12/20/2025
By Megan Rundel:
At the winter solstice, we find ourselves in the long night—the place where nothing is being asked to improve. The Earth is not striving toward light. It is resting inside the dark, and in that resting, something ancient and trustworthy is already turning.
This is familiar territory for KAP therapists. Much of what we accompany lives below the surface of language and intention. The nervous system moves the way roots move in winter—slowly, invisibly, guided by an intelligence that does not announce itself. Our work is not to interpret or direct this movement, but to stay close, curious, and kind as it unfolds.
In sessions, we often sit with moments that feel like stillness, confusion, or descent. Joan Sutherland reminds us that these moments are not interruptions to the path; they are the path. Winter teaches us that not-knowing is not a failure of practice. It is a form of intimacy with life as it is.
The solstice invites a particular kind of trust: trust in what cannot yet be named, trust in the body’s timing, trust in the way healing grows sideways before it grows upward. When we allow the dark to be fully here—without reassurance, without hurry—we offer a field in which something true can arrive on its own.

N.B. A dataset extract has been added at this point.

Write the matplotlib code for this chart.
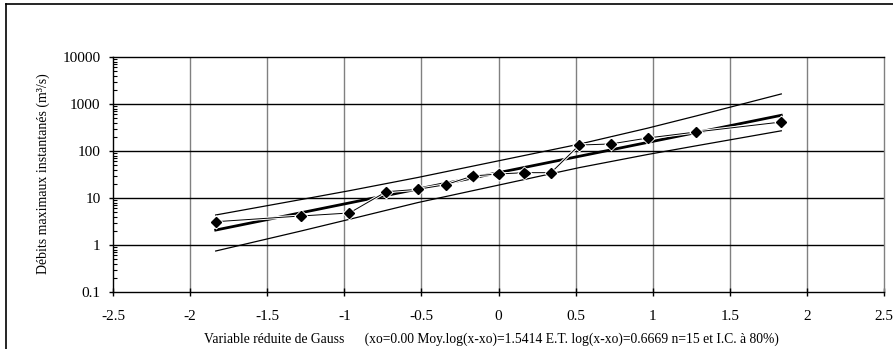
import matplotlib
matplotlib.use("Agg")
import matplotlib.pyplot as plt
import matplotlib.patheffects as pe
from matplotlib.lines import Line2D
from matplotlib.ticker import FixedLocator, FixedFormatter, LogLocator, NullFormatter

# ---- data ----
gauss_z = [-1.834, -1.282, -0.967, -0.728, -0.524, -0.341, -0.168, 0.0,
           0.168, 0.341, 0.524, 0.728, 0.967, 1.282, 1.834]
debits = [3.13, 4.14, 4.8, 13.6, 15.3, 19.2, 29.4, 32.4,
          34.6, 34.6, 134, 141, 189, 254, 414]

fit_z = [-1.834, 1.834]
fit_q = [2.08, 575]

ci_z = [-1.834, -1.282, -0.967, -0.524, 0.0, 0.524, 0.967, 1.282, 1.834]
ci_upper = [4.35, 9.25, 14.3, 27.3, 61.8, 140, 306, 557, 1637]
ci_lower = [0.745, 1.98, 3.52, 7.98, 18.8, 44.3, 84.3, 129, 269]

x_ticks = [-2.5, -2, -1.5, -1, -0.5, 0, 0.5, 1, 1.5, 2, 2.5]
x_tick_labels = ["-2.5", "-2", "-1.5", "-1", "-0.5", "0", "0.5", "1", "1.5", "2", "2.5"]
y_ticks = [0.1, 1, 10, 100, 1000, 10000]
y_tick_labels = ["0.1", "1", "10", "100", "1000", "10000"]

ylabel = "Débits maximaux instantanés (m³/s)"
xlabel = ("Variable réduite de Gauss      (xo=0.00 Moy.log(x-xo)=1.5414 "
          "E.T. log(x-xo)=0.6669 n=15 et I.C. à 80%)")

plt.rcParams['font.family'] = ['Liberation Serif', 'DejaVu Serif']

W, H = 893, 349
fig = plt.figure(figsize=(W / 100, H / 100), dpi=100)
ax = fig.add_axes([113 / W, 1 - 292 / H, (884 - 113) / W, (292 - 57) / H])

ax.set_yscale('log')
ax.set_xlim(-2.5, 2.5)
ax.set_ylim(0.1, 10000)

# grid
for xv in x_ticks[1:-1]:
    ax.axvline(xv, color='#808080', lw=1.0, zorder=1)
for yv in y_ticks[1:-1]:
    ax.axhline(yv, color='black', lw=1.0, zorder=1)

# CI lines
ax.plot(ci_z, ci_upper, color='black', lw=0.9, zorder=3)
ax.plot(ci_z, ci_lower, color='black', lw=0.9, zorder=3)
# fit
ax.plot(fit_z, fit_q, color='black', lw=2.0, zorder=4)
# data
ax.plot(gauss_z, debits, color='black', lw=0.7, marker='D', markersize=5.2,
        markerfacecolor='black', markeredgecolor='black', zorder=5,
        path_effects=[pe.Stroke(linewidth=2.2, foreground='white'), pe.Normal()])

# spines
for s in ['left', 'bottom', 'top']:
    ax.spines[s].set_color('black')
    ax.spines[s].set_linewidth(1.0)
ax.spines['right'].set_color('#808080')
ax.spines['right'].set_linewidth(1.0)

ax.xaxis.set_major_locator(FixedLocator(x_ticks))
ax.xaxis.set_major_formatter(FixedFormatter(x_tick_labels))
ax.yaxis.set_major_locator(FixedLocator(y_ticks))
ax.yaxis.set_major_formatter(FixedFormatter(y_tick_labels))
ax.yaxis.set_minor_locator(LogLocator(base=10, subs=range(2, 10), numticks=20))
ax.yaxis.set_minor_formatter(NullFormatter())

ax.tick_params(axis='x', which='major', direction='inout', length=6, width=1,
               labelsize=11, pad=10, colors='black')
ax.tick_params(axis='y', which='major', direction='out', length=3, width=1,
               labelsize=11, pad=6)
ax.tick_params(axis='y', which='minor', direction='in', length=3, width=0.8)

ax.set_ylabel(ylabel, fontsize=10)
ax.yaxis.set_label_coords((43 - 113) / (884 - 113), (292 - 174) / (292 - 57))
ax.set_xlabel(xlabel, fontsize=9.8)
ax.xaxis.set_label_coords((491 - 113) / (884 - 113), -(339 - 292) / (292 - 57))
ax.xaxis.label.set_va('center')
ax.yaxis.label.set_va('center')

# outer frame
fig.add_artist(Line2D([6 / W, 6 / W], [0, 1 - 4 / H], transform=fig.transFigure,
                      color='black', lw=1.2))
fig.add_artist(Line2D([6 / W, 1], [1 - 4 / H, 1 - 4 / H], transform=fig.transFigure,
                      color='black', lw=1.2))

fig.savefig("out.png", dpi=100)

This season also asks something tender of us as practitioners. Where are we being asked to rest inside our own unlit places? Where might we soften our grip on competence, certainty, or being helpful? The same field we offer others is the field we need, too.
And quietly, without ceremony, the light returns—not as a solution, but as a continuation. A little more space. A little more warmth. Not because we made it happen, but because we stayed.
On this solstice, may we remember that the dark is not a problem to solve, but a companion. May we keep company with it—together—until it turns.